# start of DATA SHOWN
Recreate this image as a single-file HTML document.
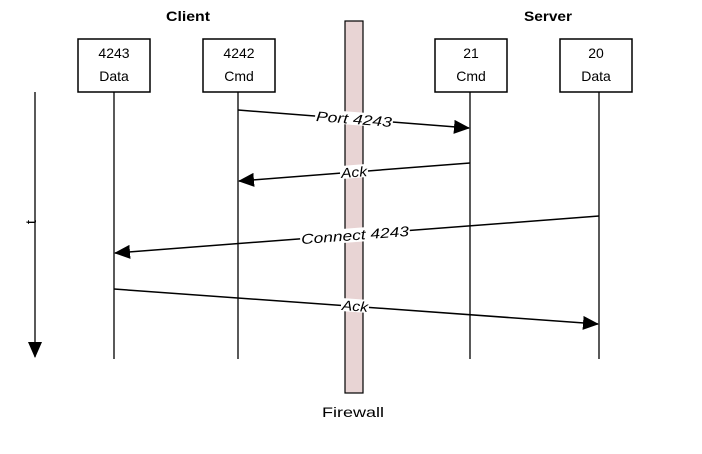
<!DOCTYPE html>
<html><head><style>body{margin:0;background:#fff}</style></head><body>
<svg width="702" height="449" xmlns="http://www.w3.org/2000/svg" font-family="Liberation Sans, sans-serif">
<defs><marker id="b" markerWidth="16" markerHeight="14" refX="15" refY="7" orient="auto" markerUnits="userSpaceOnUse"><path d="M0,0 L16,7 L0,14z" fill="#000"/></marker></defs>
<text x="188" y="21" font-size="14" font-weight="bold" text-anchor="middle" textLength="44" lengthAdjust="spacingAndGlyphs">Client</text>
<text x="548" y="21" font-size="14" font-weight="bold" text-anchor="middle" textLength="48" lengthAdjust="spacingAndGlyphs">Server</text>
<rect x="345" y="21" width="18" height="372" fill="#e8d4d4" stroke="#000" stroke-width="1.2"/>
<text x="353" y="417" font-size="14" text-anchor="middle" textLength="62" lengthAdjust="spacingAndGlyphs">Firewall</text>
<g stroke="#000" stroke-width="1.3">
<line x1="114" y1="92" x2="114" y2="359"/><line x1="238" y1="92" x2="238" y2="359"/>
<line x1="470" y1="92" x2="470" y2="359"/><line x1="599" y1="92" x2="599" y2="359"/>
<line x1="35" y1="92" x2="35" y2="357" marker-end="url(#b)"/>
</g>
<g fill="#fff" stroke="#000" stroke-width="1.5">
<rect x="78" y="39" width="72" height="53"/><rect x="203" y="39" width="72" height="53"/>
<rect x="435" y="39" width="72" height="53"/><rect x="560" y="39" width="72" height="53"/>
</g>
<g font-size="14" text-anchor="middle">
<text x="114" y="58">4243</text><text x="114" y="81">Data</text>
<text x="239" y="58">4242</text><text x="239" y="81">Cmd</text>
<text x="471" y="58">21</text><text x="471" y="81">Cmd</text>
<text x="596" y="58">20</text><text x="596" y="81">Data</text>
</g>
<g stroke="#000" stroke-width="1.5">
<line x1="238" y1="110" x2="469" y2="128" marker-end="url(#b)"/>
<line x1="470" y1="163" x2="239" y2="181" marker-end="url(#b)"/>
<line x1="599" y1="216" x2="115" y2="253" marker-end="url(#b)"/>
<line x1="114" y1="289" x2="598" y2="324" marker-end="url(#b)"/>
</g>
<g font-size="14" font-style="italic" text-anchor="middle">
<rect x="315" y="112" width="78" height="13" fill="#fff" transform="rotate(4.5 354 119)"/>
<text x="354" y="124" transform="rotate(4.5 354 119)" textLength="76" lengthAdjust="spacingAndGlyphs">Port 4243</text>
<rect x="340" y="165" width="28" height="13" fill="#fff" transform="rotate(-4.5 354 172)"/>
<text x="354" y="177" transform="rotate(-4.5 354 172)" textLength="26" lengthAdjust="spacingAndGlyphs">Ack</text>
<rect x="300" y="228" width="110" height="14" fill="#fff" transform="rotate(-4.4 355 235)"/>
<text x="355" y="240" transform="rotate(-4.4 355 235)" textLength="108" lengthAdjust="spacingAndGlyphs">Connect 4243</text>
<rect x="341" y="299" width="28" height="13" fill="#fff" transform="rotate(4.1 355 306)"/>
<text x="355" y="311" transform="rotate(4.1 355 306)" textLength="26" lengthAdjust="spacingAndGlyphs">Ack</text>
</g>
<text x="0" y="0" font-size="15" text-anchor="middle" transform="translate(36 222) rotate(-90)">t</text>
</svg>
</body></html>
# end of DATA SHOWN
# start of DATA SHOWN
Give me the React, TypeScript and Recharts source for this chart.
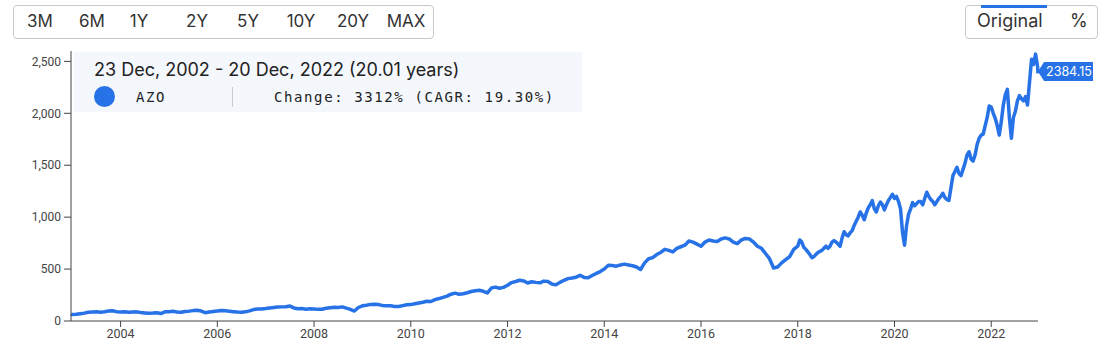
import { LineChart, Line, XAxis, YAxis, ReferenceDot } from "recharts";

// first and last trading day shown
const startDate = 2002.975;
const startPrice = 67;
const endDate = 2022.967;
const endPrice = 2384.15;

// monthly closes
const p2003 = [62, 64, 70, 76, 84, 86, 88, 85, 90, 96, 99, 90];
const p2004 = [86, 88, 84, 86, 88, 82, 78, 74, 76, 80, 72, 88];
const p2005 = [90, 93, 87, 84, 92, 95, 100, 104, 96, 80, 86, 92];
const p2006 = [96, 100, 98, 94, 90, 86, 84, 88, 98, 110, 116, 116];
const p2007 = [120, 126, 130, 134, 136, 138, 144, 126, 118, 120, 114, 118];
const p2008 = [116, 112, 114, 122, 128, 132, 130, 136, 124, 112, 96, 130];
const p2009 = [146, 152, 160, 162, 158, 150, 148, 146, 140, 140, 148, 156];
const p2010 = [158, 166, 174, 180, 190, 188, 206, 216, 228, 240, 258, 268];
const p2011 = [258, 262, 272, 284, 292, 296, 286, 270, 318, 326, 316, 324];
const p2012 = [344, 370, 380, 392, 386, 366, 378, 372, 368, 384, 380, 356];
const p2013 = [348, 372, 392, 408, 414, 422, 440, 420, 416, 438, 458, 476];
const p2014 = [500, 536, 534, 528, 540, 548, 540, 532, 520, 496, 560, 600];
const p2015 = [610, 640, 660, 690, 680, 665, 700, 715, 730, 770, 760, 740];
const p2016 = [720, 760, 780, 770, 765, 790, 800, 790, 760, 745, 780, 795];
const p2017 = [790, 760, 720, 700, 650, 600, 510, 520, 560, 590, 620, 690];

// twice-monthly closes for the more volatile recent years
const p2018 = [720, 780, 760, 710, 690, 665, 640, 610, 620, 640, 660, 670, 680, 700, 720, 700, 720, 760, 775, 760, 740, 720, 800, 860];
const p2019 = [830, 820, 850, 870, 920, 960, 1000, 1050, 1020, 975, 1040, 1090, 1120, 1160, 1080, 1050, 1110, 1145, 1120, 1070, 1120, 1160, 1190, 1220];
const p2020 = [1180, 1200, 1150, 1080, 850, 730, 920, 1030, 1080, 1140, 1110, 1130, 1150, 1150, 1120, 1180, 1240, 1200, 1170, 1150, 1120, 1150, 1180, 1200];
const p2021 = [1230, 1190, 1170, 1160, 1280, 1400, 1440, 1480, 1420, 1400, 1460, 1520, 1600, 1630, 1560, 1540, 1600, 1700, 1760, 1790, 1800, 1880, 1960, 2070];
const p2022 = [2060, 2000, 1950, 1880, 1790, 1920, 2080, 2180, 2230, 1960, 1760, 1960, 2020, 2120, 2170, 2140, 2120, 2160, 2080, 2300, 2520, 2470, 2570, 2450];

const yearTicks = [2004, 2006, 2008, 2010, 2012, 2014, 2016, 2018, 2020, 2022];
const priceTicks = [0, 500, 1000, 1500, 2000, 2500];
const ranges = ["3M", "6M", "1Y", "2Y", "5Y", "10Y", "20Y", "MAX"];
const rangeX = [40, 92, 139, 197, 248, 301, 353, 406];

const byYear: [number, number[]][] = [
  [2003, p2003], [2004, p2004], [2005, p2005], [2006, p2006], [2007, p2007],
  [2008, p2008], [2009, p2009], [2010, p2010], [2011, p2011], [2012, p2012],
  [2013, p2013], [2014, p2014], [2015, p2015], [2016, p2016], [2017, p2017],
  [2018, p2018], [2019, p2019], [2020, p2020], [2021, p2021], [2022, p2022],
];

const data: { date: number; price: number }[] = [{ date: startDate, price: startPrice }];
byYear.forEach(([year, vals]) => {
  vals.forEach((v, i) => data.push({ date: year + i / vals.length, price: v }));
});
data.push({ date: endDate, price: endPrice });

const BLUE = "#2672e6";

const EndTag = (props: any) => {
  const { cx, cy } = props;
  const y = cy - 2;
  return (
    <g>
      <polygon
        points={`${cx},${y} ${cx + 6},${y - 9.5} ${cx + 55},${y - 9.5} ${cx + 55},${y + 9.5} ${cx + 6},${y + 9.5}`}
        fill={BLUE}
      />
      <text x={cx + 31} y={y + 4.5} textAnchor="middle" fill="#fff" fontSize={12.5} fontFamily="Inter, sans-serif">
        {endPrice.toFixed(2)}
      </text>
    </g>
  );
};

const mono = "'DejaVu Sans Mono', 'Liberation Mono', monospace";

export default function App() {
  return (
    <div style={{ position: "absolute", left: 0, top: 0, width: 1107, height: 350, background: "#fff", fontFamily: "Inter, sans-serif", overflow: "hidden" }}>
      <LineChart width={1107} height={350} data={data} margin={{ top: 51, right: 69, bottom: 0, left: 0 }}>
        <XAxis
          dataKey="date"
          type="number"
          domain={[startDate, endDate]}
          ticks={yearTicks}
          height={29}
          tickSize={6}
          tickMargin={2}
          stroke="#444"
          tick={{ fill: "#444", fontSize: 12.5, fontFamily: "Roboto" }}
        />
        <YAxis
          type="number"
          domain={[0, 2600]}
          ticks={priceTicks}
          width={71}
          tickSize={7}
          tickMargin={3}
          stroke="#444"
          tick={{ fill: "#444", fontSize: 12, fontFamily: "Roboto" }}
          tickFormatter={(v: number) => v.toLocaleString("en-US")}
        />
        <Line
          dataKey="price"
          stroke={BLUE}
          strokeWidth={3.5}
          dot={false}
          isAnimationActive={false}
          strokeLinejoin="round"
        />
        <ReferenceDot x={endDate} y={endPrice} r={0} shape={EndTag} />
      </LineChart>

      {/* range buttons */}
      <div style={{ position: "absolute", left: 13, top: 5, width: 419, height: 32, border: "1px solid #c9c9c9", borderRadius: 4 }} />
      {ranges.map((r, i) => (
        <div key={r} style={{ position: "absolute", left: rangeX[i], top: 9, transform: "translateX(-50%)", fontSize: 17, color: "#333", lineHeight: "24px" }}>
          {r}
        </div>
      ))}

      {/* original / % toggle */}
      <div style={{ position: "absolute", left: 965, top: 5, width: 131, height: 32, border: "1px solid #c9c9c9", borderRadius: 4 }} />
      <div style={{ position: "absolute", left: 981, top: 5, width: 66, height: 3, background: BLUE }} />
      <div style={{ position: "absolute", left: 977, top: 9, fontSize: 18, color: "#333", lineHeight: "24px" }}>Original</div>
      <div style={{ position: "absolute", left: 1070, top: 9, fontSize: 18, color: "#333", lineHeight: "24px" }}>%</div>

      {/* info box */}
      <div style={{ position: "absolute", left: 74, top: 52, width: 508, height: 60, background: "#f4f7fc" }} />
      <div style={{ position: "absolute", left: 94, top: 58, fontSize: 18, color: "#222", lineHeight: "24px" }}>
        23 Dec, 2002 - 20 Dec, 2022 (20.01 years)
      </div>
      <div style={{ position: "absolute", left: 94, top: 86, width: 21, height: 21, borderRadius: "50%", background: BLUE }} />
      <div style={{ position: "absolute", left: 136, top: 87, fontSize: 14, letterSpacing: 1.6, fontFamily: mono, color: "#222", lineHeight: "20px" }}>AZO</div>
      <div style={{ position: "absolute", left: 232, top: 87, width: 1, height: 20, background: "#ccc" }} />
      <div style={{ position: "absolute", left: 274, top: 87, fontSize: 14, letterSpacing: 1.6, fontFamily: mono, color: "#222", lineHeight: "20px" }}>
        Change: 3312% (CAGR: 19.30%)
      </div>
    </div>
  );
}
# end of DATA SHOWN
# start of DATA SHOWN
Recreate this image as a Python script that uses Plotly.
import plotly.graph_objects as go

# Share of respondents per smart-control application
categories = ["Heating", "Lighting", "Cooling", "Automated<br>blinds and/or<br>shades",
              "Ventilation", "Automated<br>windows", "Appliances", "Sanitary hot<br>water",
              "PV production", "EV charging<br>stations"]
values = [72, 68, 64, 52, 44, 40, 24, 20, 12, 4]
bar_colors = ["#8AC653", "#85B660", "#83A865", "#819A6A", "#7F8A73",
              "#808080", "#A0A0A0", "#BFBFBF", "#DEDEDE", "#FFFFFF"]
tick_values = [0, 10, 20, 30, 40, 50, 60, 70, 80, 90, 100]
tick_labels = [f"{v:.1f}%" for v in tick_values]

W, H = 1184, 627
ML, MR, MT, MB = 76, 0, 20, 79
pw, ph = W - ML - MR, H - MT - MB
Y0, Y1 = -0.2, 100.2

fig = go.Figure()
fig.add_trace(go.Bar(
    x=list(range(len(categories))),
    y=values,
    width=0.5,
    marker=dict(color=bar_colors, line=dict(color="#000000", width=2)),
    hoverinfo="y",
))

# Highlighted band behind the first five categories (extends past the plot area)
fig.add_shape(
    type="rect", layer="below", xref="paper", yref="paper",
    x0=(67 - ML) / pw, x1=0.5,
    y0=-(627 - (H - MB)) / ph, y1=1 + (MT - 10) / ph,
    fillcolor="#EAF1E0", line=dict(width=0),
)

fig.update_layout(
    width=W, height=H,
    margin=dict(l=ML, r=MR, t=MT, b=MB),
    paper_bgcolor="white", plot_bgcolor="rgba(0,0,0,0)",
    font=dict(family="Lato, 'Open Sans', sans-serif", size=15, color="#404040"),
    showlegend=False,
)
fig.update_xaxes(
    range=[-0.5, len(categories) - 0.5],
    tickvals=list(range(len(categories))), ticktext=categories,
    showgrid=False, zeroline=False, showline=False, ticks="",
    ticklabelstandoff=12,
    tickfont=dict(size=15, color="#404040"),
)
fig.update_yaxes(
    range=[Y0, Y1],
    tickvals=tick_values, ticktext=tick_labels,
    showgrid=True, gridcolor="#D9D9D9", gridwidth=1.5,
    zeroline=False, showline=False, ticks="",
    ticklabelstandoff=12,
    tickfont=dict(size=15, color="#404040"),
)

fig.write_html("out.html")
# end of DATA SHOWN
— WHAT NEEDS TO BE DONE —
Extract the lines of the preceding material that run from the line with "Recreate this image as a Python" through the line with "import plotly.graph_objects as go", inclusive, reproducing them exactly and adding nothing.

— EXERCISE OUTPUT —
Recreate this image as a Python script that uses Plotly.
import plotly.graph_objects as go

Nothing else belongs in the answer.